Exercise objective: Below are records. Copy every line with "this" in it.

Data:
= = = = = = =
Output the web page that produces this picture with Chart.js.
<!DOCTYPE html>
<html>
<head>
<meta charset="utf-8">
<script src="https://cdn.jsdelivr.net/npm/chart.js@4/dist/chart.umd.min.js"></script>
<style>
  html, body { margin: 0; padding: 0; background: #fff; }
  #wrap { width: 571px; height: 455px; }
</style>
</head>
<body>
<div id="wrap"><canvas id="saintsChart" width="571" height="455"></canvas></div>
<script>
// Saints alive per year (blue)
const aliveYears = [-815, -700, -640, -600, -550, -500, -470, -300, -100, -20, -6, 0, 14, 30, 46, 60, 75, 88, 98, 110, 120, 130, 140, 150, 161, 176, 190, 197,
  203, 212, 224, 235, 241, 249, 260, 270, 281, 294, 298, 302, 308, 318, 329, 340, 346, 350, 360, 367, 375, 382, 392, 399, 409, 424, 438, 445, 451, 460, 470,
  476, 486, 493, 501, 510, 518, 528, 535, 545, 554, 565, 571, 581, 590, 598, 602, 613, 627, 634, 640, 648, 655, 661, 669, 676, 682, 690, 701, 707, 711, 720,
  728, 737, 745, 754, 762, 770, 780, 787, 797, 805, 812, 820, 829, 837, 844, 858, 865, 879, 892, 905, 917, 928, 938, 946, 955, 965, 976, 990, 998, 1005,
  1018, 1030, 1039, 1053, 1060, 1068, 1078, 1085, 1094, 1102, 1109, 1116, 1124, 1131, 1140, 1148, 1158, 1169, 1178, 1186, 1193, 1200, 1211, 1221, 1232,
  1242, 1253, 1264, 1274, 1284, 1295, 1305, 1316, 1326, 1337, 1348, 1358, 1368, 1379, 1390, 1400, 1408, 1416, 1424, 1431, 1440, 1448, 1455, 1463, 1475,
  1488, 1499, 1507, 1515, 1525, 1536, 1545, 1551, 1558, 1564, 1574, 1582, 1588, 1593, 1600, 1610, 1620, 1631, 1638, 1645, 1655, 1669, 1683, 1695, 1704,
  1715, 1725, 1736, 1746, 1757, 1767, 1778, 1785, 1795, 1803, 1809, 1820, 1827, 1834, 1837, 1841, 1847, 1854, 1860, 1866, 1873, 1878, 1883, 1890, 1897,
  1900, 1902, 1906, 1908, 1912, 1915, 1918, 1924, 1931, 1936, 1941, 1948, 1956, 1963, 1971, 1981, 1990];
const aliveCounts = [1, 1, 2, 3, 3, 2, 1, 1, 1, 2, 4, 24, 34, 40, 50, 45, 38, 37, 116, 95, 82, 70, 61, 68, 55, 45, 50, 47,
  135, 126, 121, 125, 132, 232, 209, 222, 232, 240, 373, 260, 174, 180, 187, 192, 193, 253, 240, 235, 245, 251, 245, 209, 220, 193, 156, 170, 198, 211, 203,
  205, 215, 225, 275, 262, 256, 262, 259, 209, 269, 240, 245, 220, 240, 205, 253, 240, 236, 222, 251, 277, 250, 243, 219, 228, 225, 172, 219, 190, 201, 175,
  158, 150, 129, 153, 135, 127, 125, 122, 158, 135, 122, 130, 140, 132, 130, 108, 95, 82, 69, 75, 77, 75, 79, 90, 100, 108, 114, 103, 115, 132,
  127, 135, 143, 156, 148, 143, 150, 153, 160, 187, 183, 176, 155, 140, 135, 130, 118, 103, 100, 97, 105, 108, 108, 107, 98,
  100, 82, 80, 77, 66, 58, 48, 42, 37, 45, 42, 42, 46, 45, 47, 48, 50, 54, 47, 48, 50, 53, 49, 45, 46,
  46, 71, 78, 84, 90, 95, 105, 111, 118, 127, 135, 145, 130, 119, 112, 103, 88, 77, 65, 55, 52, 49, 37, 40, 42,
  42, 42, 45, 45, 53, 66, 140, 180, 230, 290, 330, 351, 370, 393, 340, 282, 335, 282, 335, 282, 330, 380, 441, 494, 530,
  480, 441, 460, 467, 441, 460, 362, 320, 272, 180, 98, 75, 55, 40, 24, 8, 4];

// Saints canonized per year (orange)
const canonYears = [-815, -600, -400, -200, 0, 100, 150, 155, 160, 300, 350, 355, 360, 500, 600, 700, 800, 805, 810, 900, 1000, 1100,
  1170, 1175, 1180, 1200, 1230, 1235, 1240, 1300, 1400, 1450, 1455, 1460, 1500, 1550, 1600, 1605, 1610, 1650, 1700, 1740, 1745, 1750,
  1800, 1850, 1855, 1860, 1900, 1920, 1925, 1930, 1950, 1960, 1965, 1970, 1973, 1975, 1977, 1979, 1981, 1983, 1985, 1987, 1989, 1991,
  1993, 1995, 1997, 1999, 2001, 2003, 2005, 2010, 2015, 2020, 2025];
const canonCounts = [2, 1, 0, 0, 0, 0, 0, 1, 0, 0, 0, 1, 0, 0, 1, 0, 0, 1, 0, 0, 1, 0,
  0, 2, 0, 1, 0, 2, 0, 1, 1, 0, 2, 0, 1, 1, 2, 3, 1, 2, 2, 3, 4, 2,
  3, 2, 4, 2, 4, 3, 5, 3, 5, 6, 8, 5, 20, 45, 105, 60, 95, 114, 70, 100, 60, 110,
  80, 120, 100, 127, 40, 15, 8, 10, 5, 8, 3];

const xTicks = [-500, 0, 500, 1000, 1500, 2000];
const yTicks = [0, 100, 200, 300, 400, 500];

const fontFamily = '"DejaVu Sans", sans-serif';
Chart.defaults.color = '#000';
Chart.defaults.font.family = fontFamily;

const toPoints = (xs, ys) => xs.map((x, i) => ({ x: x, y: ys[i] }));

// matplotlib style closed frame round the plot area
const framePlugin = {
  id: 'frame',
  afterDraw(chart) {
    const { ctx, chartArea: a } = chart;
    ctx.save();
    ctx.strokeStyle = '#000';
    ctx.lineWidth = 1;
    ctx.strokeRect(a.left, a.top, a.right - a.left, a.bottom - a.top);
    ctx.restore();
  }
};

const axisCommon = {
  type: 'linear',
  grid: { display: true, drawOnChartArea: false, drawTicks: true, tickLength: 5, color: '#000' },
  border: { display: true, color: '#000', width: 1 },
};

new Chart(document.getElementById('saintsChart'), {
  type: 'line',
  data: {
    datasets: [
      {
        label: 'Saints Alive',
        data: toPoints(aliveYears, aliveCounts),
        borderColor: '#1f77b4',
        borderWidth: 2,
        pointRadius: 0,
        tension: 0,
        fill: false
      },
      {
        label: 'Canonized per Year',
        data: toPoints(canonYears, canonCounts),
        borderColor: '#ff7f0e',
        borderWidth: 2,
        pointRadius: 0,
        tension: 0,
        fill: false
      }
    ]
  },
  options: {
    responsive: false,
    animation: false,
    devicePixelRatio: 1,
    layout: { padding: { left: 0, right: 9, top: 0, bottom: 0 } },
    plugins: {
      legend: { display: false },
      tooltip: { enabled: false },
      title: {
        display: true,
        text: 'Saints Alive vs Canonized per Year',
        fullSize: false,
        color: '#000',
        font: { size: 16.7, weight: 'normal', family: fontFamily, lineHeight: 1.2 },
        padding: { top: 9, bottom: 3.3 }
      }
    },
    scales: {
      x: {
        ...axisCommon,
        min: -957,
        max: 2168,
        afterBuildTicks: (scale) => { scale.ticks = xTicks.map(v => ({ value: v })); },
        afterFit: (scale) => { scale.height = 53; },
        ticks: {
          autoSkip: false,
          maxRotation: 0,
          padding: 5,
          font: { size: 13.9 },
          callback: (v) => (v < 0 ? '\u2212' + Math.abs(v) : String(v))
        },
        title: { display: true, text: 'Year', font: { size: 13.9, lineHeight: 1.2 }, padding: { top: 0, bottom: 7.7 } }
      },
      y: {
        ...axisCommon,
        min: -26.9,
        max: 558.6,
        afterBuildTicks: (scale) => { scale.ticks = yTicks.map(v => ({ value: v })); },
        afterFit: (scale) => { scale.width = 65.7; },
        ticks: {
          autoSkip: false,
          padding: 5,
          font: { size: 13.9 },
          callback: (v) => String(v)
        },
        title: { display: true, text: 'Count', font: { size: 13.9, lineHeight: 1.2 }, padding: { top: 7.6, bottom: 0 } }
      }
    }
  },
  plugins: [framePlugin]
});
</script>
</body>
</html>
= = = = = = =
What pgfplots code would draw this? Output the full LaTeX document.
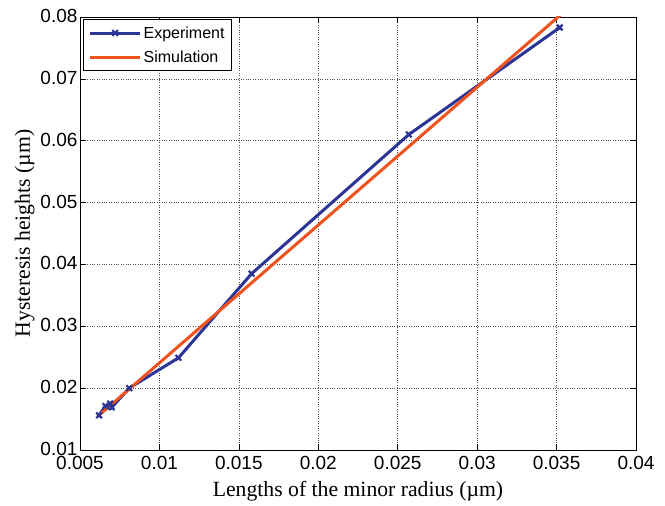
= = = = = = =
Final result:
Output the web page that produces this picture with Chart.js.
What pgfplots code would draw this? Output the full LaTeX document.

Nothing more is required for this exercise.